Reevaluating Amdahl's Law

John L. Gustafson

At Sandia National Laboratories, we are currently engaged in research involving massively-parallel processing. There is considerable skepticism regarding the viability of massive parallelism; the skepticism centers around Amdahl's law, an argument put forth by Gene Amdahl in 1967 [1] that even when the fraction of serial work in a given problem is small, say s, the maximum speedup obtainable from even an infinite number of parallel processors is only 1/s. We now have timing results for a 1024-processor system that demonstrate that the assumptions underlying Amdahl's 1967 argument are inappropriate for the current approach to massive ensemble parallelism.

If N is the number of processors, s is the amount of time spent (by a serial processor) on serial parts of a program and p is the amount of time spent (by a serial processor) on parts of the program that can be done in parallel, then Amdahl's law says that speedup is given by

Speedup = (s + p ) / (s + p / N )

= 1 / (s + p / N ),

where we have set total time s + p = 1 for algebraic simplicity. For N = 1024, this is an unforgivingly steep function of s near s = 0 (see Figure 1).

The steepness of the graph near s = 0 (approximately - N2 ) implies that very few problems will experience even a 100-fold speedup. Yet for three very practical applications (s = 0.4 - 0.8 percent) used at Sandia, we have achieved the speedup factors on a 1024-processor hypercube which we believe are unprecedented [2]: 1021 for beam stress analysis using conjugate gradients, 1020 for baffled surface wave simulation using explicit finite differences, and 1016 for unstable fluid flow using flux-corrected transport. How can this be, when Amdahl's argument would predict otherwise?

The expression and graph both contain the implicit assumption that p is independent of N, which is virtually never the case. One does not take a fixed-size problem and run it on various numbers of processors except when doing academic research; in practice, the problem size scales with the number of processors. When given a more powerful processor, the problem generally expands to make use of the increased facilities. Users have control over such things as grid resolution, number of timesteps, difference operator complexity, and other parameters that are usually adjusted to allow the program to be run in some desired amount of time.
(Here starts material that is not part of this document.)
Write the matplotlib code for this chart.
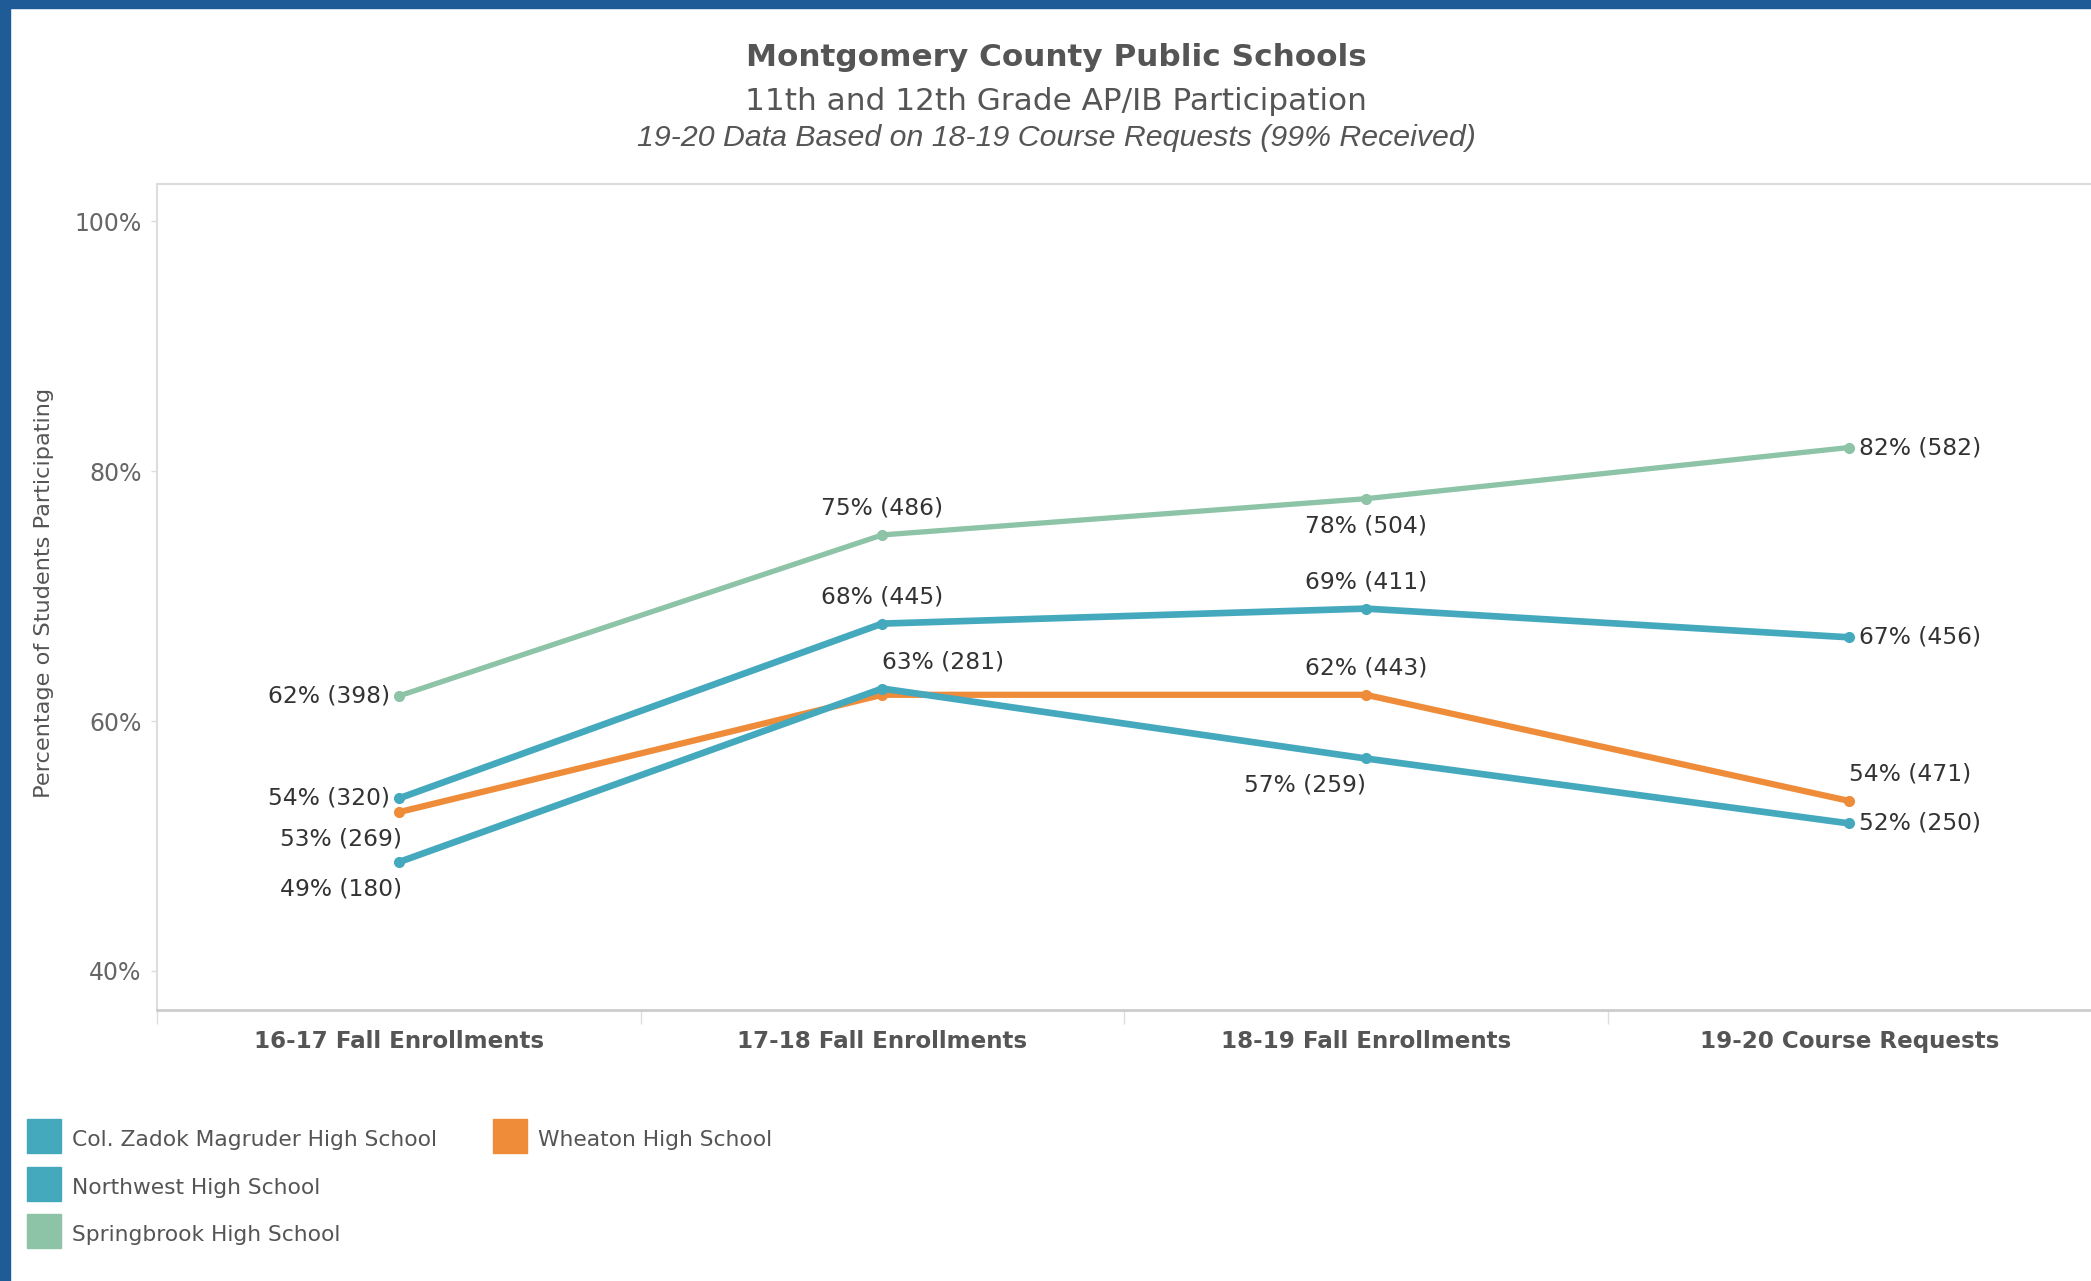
import matplotlib
matplotlib.use("Agg")
import matplotlib.pyplot as plt
from matplotlib.lines import Line2D
from matplotlib.patches import Rectangle

# ---------------- data ----------------
categories = ["16-17 Fall Enrollments", "17-18 Fall Enrollments",
              "18-19 Fall Enrollments", "19-20 Course Requests"]
schools = ["Col. Zadok Magruder High School", "Northwest High School",
           "Springbrook High School", "Wheaton High School"]

magruder_pct = [48.7, 62.6, 57.0, 51.8]
magruder_n = [180, 281, 259, 250]
northwest_pct = [53.8, 67.8, 69.0, 66.7]
northwest_n = [320, 445, 411, 456]
springbrook_pct = [62.0, 74.9, 77.8, 81.9]
springbrook_n = [398, 486, 504, 582]
wheaton_pct = [52.7, 62.1, 62.1, 53.6]
wheaton_n = [269, None, 443, 471]

y_ticks = [40, 60, 80, 100]

# ---------------- styles ----------------
TEAL = "#45A9BE"
GREEN = "#8DC3A7"
ORANGE = "#EE8C3A"
BORDER = "#1E5B97"

series = [
    ("Wheaton High School", wheaton_pct, wheaton_n, ORANGE, 4.5, 2),
    ("Col. Zadok Magruder High School", magruder_pct, magruder_n, TEAL, 4.8, 3),
    ("Northwest High School", northwest_pct, northwest_n, TEAL, 4.8, 3),
    ("Springbrook High School", springbrook_pct, springbrook_n, GREEN, 3.8, 3),
]

# label placement per point: (dx px, dy px, ha)
R, L, A, B = 10, -9, 27, -27
placement = {
    "Wheaton High School": [(3, B, "right"), None, (0, A, "center"), (0, A, "left")],
    "Col. Zadok Magruder High School": [(3, B, "right"), (0, A, "left"), (0, B, "right"), (R, 0, "left")],
    "Northwest High School": [(L, 0, "right"), (0, A, "center"), (0, A, "center"), (R, 0, "left")],
    "Springbrook High School": [(L, 0, "right"), (0, A, "center"), (0, B, "center"), (R, 0, "left")],
}

W, H = 2091, 1281
fig = plt.figure(figsize=(W / 100, H / 100), dpi=100)
fig.patch.set_facecolor("white")

ax_left, ax_top, ax_bottom = 157, 184, 1009.5
ax = fig.add_axes([ax_left / W, 1 - ax_bottom / H, 1 - ax_left / W, (ax_bottom - ax_top) / H])

x = list(range(len(categories)))
for name, pct, counts, color, lw, z in series:
    ax.plot(x, pct, color=color, lw=lw, marker="o", markersize=7,
            solid_capstyle="round", solid_joinstyle="round", zorder=z)
    for i, (p, n) in enumerate(zip(pct, counts)):
        pl = placement[name][i]
        if n is None or pl is None:
            continue
        dx, dy, ha = pl
        ax.annotate(f"{round(p)}% ({n})", (i, p), xytext=(dx, dy),
                    textcoords="offset pixels", ha=ha, va="center",
                    fontsize=16.8, color="#333333", zorder=5)

ax.set_xlim(-0.5, 3.5)
ax.set_ylim(36.9, 103)
ax.set_yticks(y_ticks)
ax.set_yticklabels([f"{t}%" for t in y_ticks])
ax.set_xticks(x)
ax.set_xticklabels(categories, fontweight="bold")
ax.set_xticks([-0.5, 0.5, 1.5, 2.5], minor=True)

ax.tick_params(axis="y", length=4, width=1, color="#dddddd", pad=7,
               labelsize=17, labelcolor="#666666")
ax.tick_params(axis="x", which="major", length=0, pad=15,
               labelsize=16.6, labelcolor="#555555")
ax.tick_params(axis="x", which="minor", length=10, width=1, color="#dddddd")

for s in ["left", "top"]:
    ax.spines[s].set_color("#dddddd")
    ax.spines[s].set_linewidth(1.5)
ax.spines["bottom"].set_color("#cccccc")
ax.spines["bottom"].set_linewidth(2)
ax.spines["right"].set_visible(False)

# y-axis title
fig.text(44 / W, 1 - 593 / H, "Percentage of Students Participating", rotation=90,
         ha="center", va="center", fontsize=16.2, color="#555555")

# titles
cx = 1056 / W
fig.text(cx, 1 - 58 / H, "Montgomery County Public Schools", ha="center", va="center",
         fontsize=22.4, fontweight="bold", color="#555555")
fig.text(cx, 1 - 102 / H, "11th and 12th Grade AP/IB Participation", ha="center", va="center",
         fontsize=22.4, color="#555555")
fig.text(cx, 1 - 138 / H, "19-20 Data Based on 18-19 Course Requests (99% Received)",
         ha="center", va="center", fontsize=21.8, style="italic", color="#555555",
         family=["Liberation Sans", "DejaVu Sans"])

# legend
colors = {name: c for name, _, _, c, _, _ in series}


def handles(names):
    return [Line2D([], [], ls="none", marker="s", markersize=24,
                   markerfacecolor=colors[n], markeredgecolor=colors[n]) for n in names]


col1 = schools[:3]
col2 = schools[3:]
common = dict(frameon=False, fontsize=15.7, loc="upper left", borderpad=0,
              borderaxespad=0, handlelength=1.5, handleheight=1.5,
              handletextpad=0.5, labelspacing=0.95, labelcolor="#555555")
leg1 = fig.legend(handles(col1), col1, bbox_to_anchor=(28 / W, 1 - 1126 / H), **common)
leg2 = fig.legend(handles(col2), col2, bbox_to_anchor=(494 / W, 1 - 1126 / H), **common)

# frame border
fig.add_artist(Rectangle((0, 1 - 8 / H), 1, 8 / H, transform=fig.transFigure,
                         color=BORDER, zorder=10))
fig.add_artist(Rectangle((0, 0), 10 / W, 1, transform=fig.transFigure,
                         color=BORDER, zorder=10))

fig.savefig("out.png", dpi=100)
Hence, it may be most realistic to assume that run time, not problem size, is constant.

As a first approximation, we have found that it is the parallel or vector part of a program that scales with the problem size. Times for vector startup, program loading, serial bottlenecks and I/O that make up the s component of the run do not grow with problem size. When we double the number of degrees of freedom in a physical simulation, we double the number of processors. But this means that, as a first approximation, the amount of work that can be done in parallel varies linearly with the number of processors. For the three applications mentioned above, we found that the parallel portion scaled by factors of 1023.9969, 1023.9965, and 1023.9965. If we use s' and p' to represent serial and parallel time spent on the parallel system, then a serial processor would require time s' + p' x N to perform the task. This reasoning gives an alternative to Amdahl's law suggested by E. Barsis at Sandia:

Scaled speedup = (s' + p' x N ) / (s' + p')
= s' + p' x N
= N + (1 - N ) x s'

In contrast with Figure 1, this function is simply a line, and one with much more moderate slope: 1 - N. It is thus much easier to achieve efficient parallel performance than is implied by Amdahl's paradigm. The two approaches, fixed-sized and scaled-sized, are contrasted and summarized in Figure 2a and b.
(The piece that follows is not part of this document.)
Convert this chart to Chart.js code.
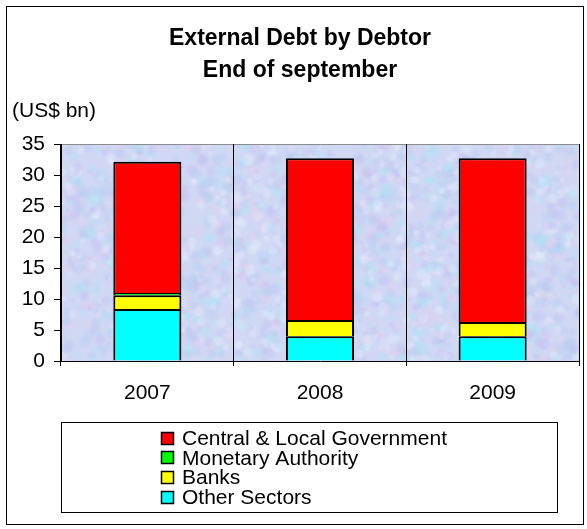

Our work to date shows that it is not an insurmountable task to extract very high efficiency from a massively-parallel ensemble, for the reasons presented here. We feel that it is important for the computing research community to overcome the "mental block" against massive parallelism imposed by a misuse of Amdahl's speedup formula; speedup should be measured by scaling the problem to the number of processors, not fixing problem size. We expect to extend our success to a broader range of applications and even larger values for N.

REFERENCES

Amdahl, G.M. Validity of the single-processor approach to achieving large scale computing capabilities. In AFIPS Conference Proceedings vol. 30 (Atlantic City, N.J., Apr. 18-20). AFIPS Press, Reston, Va., 1967, pp. 483-485.
Benner, R.E., Gustafson, J.L., and Montry, G.R., Development and analysis of scientific application programs on a 1024-processor hypercube," SAND 88-0317, Sandia National Laboratories, Feb. 1988.